Karen Pine gave a Gesture lecture at the MPI Nijmegen, entitled ‘More than I can say…’ Why gestures are key to children’s development.

Abstract: My interest in gesture came from testing children in a cognitive domain and realizing that they knew far more than they could say. I found I could get a better idea about what they knew from looking at their gestures, rather than listening to their speech. Children’s early, emerging or implicit knowledge emerges in gesture before it appears in speech and I will show how my research went on to try and capture this. I will also address the role that gestures play in children’s language – both in helping them to access the mental lexicon and to understand speech input that requires pragmatic comprehension.
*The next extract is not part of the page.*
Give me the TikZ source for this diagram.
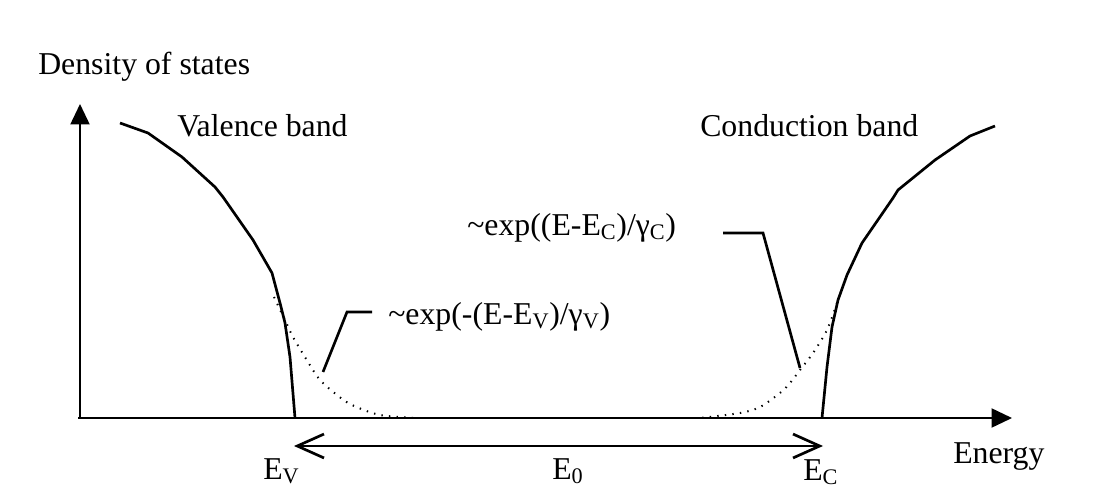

Finally our current work with infants, the first longitudinal study of its kind, is looking at how gestural input affects language development and I will present some preliminary findings from this study.


Karen Pine

Karen Pine

It was an interesting lecture with some nice results. Some of my personal observations:

  • Pine’s work seems to be strongly connected to Susan Goldin-Meadow’s work together with Church, Alibali, and Singer: Gesture as a window of the mind of children. What do they know, what is their zone of proximal development (my interpretation), etc.
  • Pine used the Noldus Observer to annotate the speech and gesture in the video (and not Elan).
  • Pine also revisited Krauss’ lexical access hypothesis of why people gesture. She elicited tip-of-the-tongue states (ToTs)  in a gesture allowed and a gesture prohibited condition. In the gesture allowed condition kids resolved more ToTs. Jan Peter de Ruiter, JP, mentioned it would be better to look at whether kids actually made gesture when they resolved ToTs or not. He found that gestures ocurred more often when a ToT was not resolved. He suggested, referring to his 2006 paper, that people gesture in ToTs because they wish to communicate that they are (still) working on it, and not to aid their memory search. 
  • Idea to test JP’s suggestion: ToT can be elicited with picture naming task, Pine found iconic gestures to be enactments, which fits JP’s suggestion that people are communicating, because it is complementary information. So, if you would elicit ToT with a mime of an object’s action, then you might expect the iconic gestures, if any, to be depictments instead of enactments.